Vegan Quiche Recipe
This vegan quiche recipe transforms traditional flavors into a plant-based delight. It features a flaky crust and a creamy, savory filling made from tofu, nutritional yeast, and various vegetables. Perfect for any meal, it's a nutritious, satisfying dish that even non-vegans will love.
Prep Time 20 mins
Cook Time 40 mins
- 1½ cup All Purpose Flour (145g)
- ½ tsp Salt
- 1 Tbsp White Granulated Sugar
- ¼ cup Coconut Oil (Solid) (55g)
- 4 Tbsp Ice Water
- 14 ounces Firm Tofu (400g)
- 1 Tbsp Cornstarch
- 2 Tbsp Nutritional Yeast
- ¼ tsp Turmeric
- ½ tsp Onion Powder
- ½ tsp Garlic Powder
- ¾ tsp Salt
- ½ tsp Black Salt (Kala Namak)
- 2 Tbsp Soy Milk
- 1 Tbsp Olive Oil
- 1 Medium Onion (White, Yellow, or Brown, Chopped)
- 1 tsp Crushed Garlic
- 2 ½ cups Cremini Mushrooms (Sliced) (240g)
- 3 cups Baby Spinach (Chopped) (90g)
Prepare The Pie Crust
In a food processor, combine 1 cup + 2 Tbsp all-purpose flour, ½ tsp salt, and 1 Tbsp white granulated sugar.
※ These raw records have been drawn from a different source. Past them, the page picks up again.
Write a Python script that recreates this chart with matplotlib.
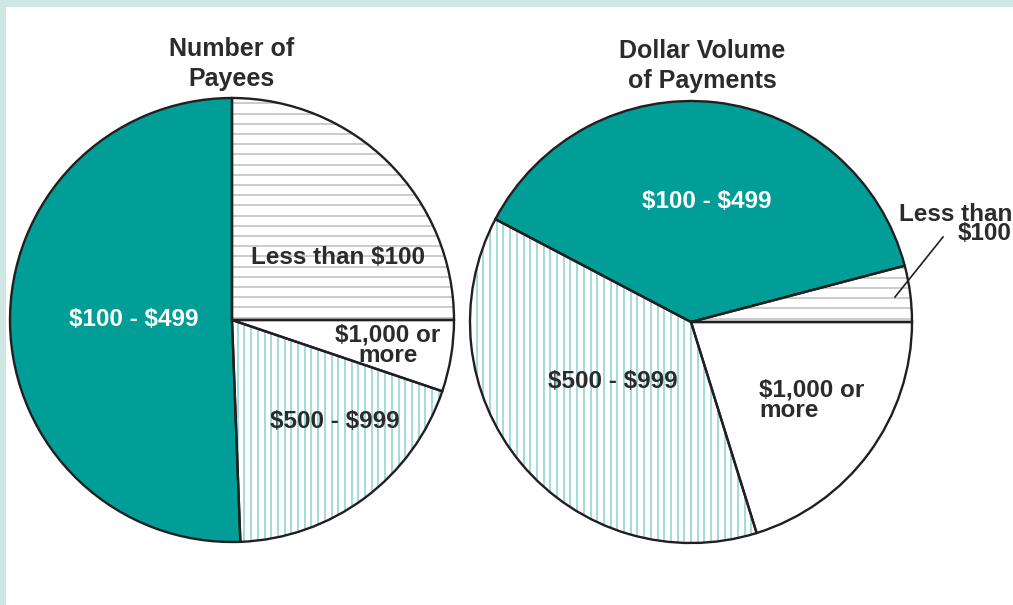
import matplotlib
matplotlib.use("Agg")
import matplotlib.pyplot as plt
import numpy as np

# Datos (porcentajes)
categorias = ["Less than $100", "$1,000 or more", "$500 - $999", "$100 - $499"]
payees_pct = [25.0, 5.2, 19.2, 50.6]          # Number of Payees (desde arriba, sentido horario)
volumen_cat = ["$1,000 or more", "$500 - $999", "$100 - $499", "Less than $100"]
volumen_pct = [20.2, 37.5, 38.2, 4.1]          # Dollar Volume (desde 0 grados, sentido horario)

titulos = ["Number of\nPayees", "Dollar Volume\nof Payments"]

TEAL = "#009e96"
HATCH_GRIS = "#bdbdbd"
HATCH_TEAL = "#8ad2ce"
BORDE = "#231f20"
TEXTO = "#2b2b2b"
FONDO = "#cfe7e3"

colores = {"Less than $100": "white", "$1,000 or more": "white",
           "$500 - $999": "white", "$100 - $499": TEAL}

W, H = 1013, 605
plt.rcParams['font.family'] = ['Liberation Sans', 'DejaVu Sans']
plt.rcParams['text.parse_math'] = False   # los $ son texto, no mathtext

fig = plt.figure(figsize=(W / 100, H / 100), dpi=100)
fig.patch.set_facecolor(FONDO)
ax = fig.add_axes([0, 0, 1, 1])

# panel blanco
ax.add_patch(plt.Rectangle((6, 0), W - 6, H - 7, facecolor="white", edgecolor="none", zorder=0))


def y(v):
    # coordenada de imagen -> coordenada de datos
    return H - v


def torta(cats, vals, centro, radio, start):
    wedges, _ = ax.pie(vals, colors=[colores[c] for c in cats], startangle=start,
                       counterclock=False, center=centro, radius=radio, frame=True,
                       wedgeprops=dict(linewidth=0, edgecolor="none"))
    for w, c in zip(wedges, cats):
        w.set_zorder(1)
        if c == "Less than $100":
            ys = np.arange(centro[1] - radio, centro[1] + radio, 10.2)
            lc = ax.hlines(ys, centro[0] - radio, centro[0] + radio, color=HATCH_GRIS, lw=1.1, zorder=2)
            lc.set_clip_path(w)
        elif c == "$500 - $999":
            xs = np.arange(centro[0] - radio, centro[0] + radio, 6.7)
            lc = ax.vlines(xs, centro[1] - radio, centro[1] + radio, color=HATCH_TEAL, lw=1.1, zorder=2)
            lc.set_clip_path(w)
    # contornos
    ax.pie(vals, colors=["none"] * len(vals), startangle=start, counterclock=False,
           center=centro, radius=radio, frame=True,
           wedgeprops=dict(linewidth=1.7, edgecolor=BORDE, fill=False, zorder=3))


torta(categorias, payees_pct, (232, y(320)), 222, 90)
torta(volumen_cat, volumen_pct, (691, y(322)), 221, 0)

ax.set_xlim(0, W)
ax.set_ylim(0, H)
ax.set_aspect("auto")
ax.axis("off")

tit = dict(fontsize=18, fontweight="bold", color=TEXTO, ha="center", va="center",
           linespacing=1.3)
ax.text(232, y(64), titulos[0], **tit)
ax.text(702, y(66), titulos[1], **tit)

lab = dict(fontsize=17.5, fontweight="bold", va="center")
ax.text(134, y(320), "$100 - $499", color="white", ha="center", **lab)
ax.text(338, y(257), "Less than $100", color=TEXTO, ha="center", **lab)
ax.text(388, y(345), "$1,000 or\nmore", color=TEXTO, ha="center", linespacing=0.85, **lab)
ax.text(335, y(421), "$500 - $999", color=TEXTO, ha="center", **lab)

ax.text(707, y(202), "$100 - $499", color="white", ha="center", **lab)
ax.text(1012, y(224), "Less than\n$100", color=TEXTO, ha="right", linespacing=0.8, **lab)
ax.plot([943, 895], [y(237), y(297)], color=BORDE, lw=1.2, zorder=4)
ax.text(613, y(382), "$500 - $999", color=TEXTO, ha="center", **lab)
ax.text(759, y(400), "$1,000 or\nmore", color=TEXTO, ha="left", linespacing=0.85, **lab)

fig.savefig("out.png", dpi=100, facecolor=fig.get_facecolor())
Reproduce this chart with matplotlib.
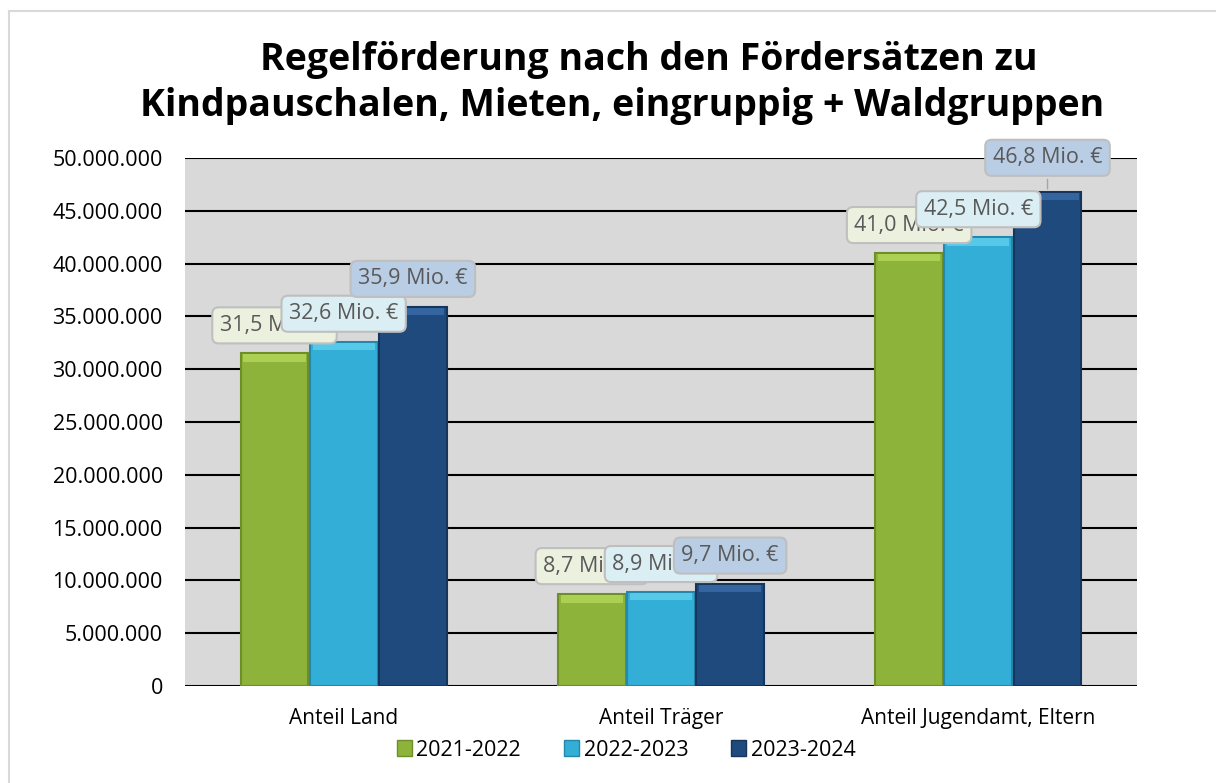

Pulse to mix.
Add ¼ cup solid coconut oil to the mixture. Process until it resembles coarse crumbs.
Gradually add 4 Tbsp ice water, processing until a dough forms.
Transfer the dough to a flour-dusted surface and roll it into a large round, enough to cover a 9-inch pie dish.
Carefully place the dough over the pie dish, tuck in the sides, and trim any excess with scissors.
Chill the pie crust in the fridge while preparing the filling.
Prepare The Filling
In the food processor, blend 14 ounces of firm tofu, 1 Tbsp cornstarch, 2 Tbsp nutritional yeast, ¼ tsp turmeric, ½ tsp onion powder, ½ tsp garlic powder, ¾ tsp salt, and ½ tsp black salt until mixed.
Add 2 Tbsp soy milk to the mixture and process until smooth. Set aside.
Cook The Vegetables
Heat 1 Tbsp olive oil in a pot over medium heat. Sauté 1 chopped onion and 1 tsp crushed garlic until the onions are soft.
Add 2 ½ cups sliced cremini mushrooms and cook until soft.
Stir in 3 cups chopped fresh spinach, sautéing until just wilted.
Combine Filling And Bake
Mix the tofu blend with the sautéed vegetables in the pot, folding gently.
Transfer the filling into the chilled pie crust, smoothing evenly.
Bake for 40 minutes until the quiche is firm and golden on top.
- Press tofu before use to remove excess water, enhancing texture.
- Customize filling with preferred vegetables for variety.
- Use ice-cold water for the crust to ensure flakiness.
- Black salt (kala namak) adds an eggy flavor and adjusts to taste.
- Nutritional yeast contributes to the cheesy flavor; don't omit it.
- Allow the quiche to cool before slicing for clean cuts.
- Leftovers store well in the fridge for 3-4 days.
- Freeze individual slices for quick, future meals.
- Experiment with gluten-free flour for a crust alternative.